(SET EXERCISE):
Write out the listing in full, matching it word for word.

========================================

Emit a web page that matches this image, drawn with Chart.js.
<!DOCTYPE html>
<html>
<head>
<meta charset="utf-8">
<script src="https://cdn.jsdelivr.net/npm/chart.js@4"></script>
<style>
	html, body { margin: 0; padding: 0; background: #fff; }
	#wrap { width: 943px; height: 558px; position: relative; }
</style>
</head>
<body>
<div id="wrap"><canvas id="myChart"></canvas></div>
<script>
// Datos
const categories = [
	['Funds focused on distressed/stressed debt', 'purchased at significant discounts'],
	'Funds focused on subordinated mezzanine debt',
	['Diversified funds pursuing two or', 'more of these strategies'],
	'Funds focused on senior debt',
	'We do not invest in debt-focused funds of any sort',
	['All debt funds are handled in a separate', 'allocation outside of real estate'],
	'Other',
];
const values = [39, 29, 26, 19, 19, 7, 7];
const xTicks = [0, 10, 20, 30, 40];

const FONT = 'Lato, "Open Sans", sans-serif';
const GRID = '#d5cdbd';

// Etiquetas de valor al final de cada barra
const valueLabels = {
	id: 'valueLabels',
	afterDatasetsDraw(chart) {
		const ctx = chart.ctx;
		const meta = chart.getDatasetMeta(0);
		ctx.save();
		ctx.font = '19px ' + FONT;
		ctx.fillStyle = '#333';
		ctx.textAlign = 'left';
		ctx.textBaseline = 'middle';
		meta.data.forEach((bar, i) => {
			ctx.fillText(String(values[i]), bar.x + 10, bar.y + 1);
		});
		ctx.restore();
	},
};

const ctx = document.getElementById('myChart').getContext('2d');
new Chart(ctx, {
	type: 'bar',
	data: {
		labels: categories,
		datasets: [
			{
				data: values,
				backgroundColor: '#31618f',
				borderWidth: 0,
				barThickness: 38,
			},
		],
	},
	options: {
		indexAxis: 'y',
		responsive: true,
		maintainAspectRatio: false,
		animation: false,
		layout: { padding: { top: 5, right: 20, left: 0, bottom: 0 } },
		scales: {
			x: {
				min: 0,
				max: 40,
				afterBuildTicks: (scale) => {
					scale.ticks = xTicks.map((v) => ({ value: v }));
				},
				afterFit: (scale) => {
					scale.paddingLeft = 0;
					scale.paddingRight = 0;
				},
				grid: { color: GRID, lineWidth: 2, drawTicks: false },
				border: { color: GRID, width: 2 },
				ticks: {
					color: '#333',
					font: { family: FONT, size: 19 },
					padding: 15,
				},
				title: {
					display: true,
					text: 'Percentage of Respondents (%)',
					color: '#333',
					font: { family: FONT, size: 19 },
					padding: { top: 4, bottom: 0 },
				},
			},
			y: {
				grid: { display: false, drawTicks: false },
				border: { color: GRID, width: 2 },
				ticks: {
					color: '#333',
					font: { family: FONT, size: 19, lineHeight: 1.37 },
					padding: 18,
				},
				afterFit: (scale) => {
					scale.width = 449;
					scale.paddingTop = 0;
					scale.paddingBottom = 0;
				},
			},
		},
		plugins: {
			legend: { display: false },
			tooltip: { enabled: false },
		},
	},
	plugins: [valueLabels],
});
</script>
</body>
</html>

========================================

(EXERCISE RESULT):
Emit a web page that matches this image, drawn with Chart.js.
<!DOCTYPE html>
<html>
<head>
<meta charset="utf-8">
<script src="https://cdn.jsdelivr.net/npm/chart.js@4"></script>
<style>
	html, body { margin: 0; padding: 0; background: #fff; }
	#wrap { width: 943px; height: 558px; position: relative; }
</style>
</head>
<body>
<div id="wrap"><canvas id="myChart"></canvas></div>
<script>
// Datos
const categories = [
	['Funds focused on distressed/stressed debt', 'purchased at significant discounts'],
	'Funds focused on subordinated mezzanine debt',
	['Diversified funds pursuing two or', 'more of these strategies'],
	'Funds focused on senior debt',
	'We do not invest in debt-focused funds of any sort',
	['All debt funds are handled in a separate', 'allocation outside of real estate'],
	'Other',
];
const values = [39, 29, 26, 19, 19, 7, 7];
const xTicks = [0, 10, 20, 30, 40];

const FONT = 'Lato, "Open Sans", sans-serif';
const GRID = '#d5cdbd';

// Etiquetas de valor al final de cada barra
const valueLabels = {
	id: 'valueLabels',
	afterDatasetsDraw(chart) {
		const ctx = chart.ctx;
		const meta = chart.getDatasetMeta(0);
		ctx.save();
		ctx.font = '19px ' + FONT;
		ctx.fillStyle = '#333';
		ctx.textAlign = 'left';
		ctx.textBaseline = 'middle';
		meta.data.forEach((bar, i) => {
			ctx.fillText(String(values[i]), bar.x + 10, bar.y + 1);
		});
		ctx.restore();
	},
};

const ctx = document.getElementById('myChart').getContext('2d');
new Chart(ctx, {
	type: 'bar',
	data: {
		labels: categories,
		datasets: [
			{
				data: values,
				backgroundColor: '#31618f',
				borderWidth: 0,
				barThickness: 38,
			},
		],
	},
	options: {
		indexAxis: 'y',
		responsive: true,
		maintainAspectRatio: false,
		animation: false,
		layout: { padding: { top: 5, right: 20, left: 0, bottom: 0 } },
		scales: {
			x: {
				min: 0,
				max: 40,
				afterBuildTicks: (scale) => {
					scale.ticks = xTicks.map((v) => ({ value: v }));
				},
				afterFit: (scale) => {
					scale.paddingLeft = 0;
					scale.paddingRight = 0;
				},
				grid: { color: GRID, lineWidth: 2, drawTicks: false },
				border: { color: GRID, width: 2 },
				ticks: {
					color: '#333',
					font: { family: FONT, size: 19 },
					padding: 15,
				},
				title: {
					display: true,
					text: 'Percentage of Respondents (%)',
					color: '#333',
					font: { family: FONT, size: 19 },
					padding: { top: 4, bottom: 0 },
				},
			},
			y: {
				grid: { display: false, drawTicks: false },
				border: { color: GRID, width: 2 },
				ticks: {
					color: '#333',
					font: { family: FONT, size: 19, lineHeight: 1.37 },
					padding: 18,
				},
				afterFit: (scale) => {
					scale.width = 449;
					scale.paddingTop = 0;
					scale.paddingBottom = 0;
				},
			},
		},
		plugins: {
			legend: { display: false },
			tooltip: { enabled: false },
		},
	},
	plugins: [valueLabels],
});
</script>
</body>
</html>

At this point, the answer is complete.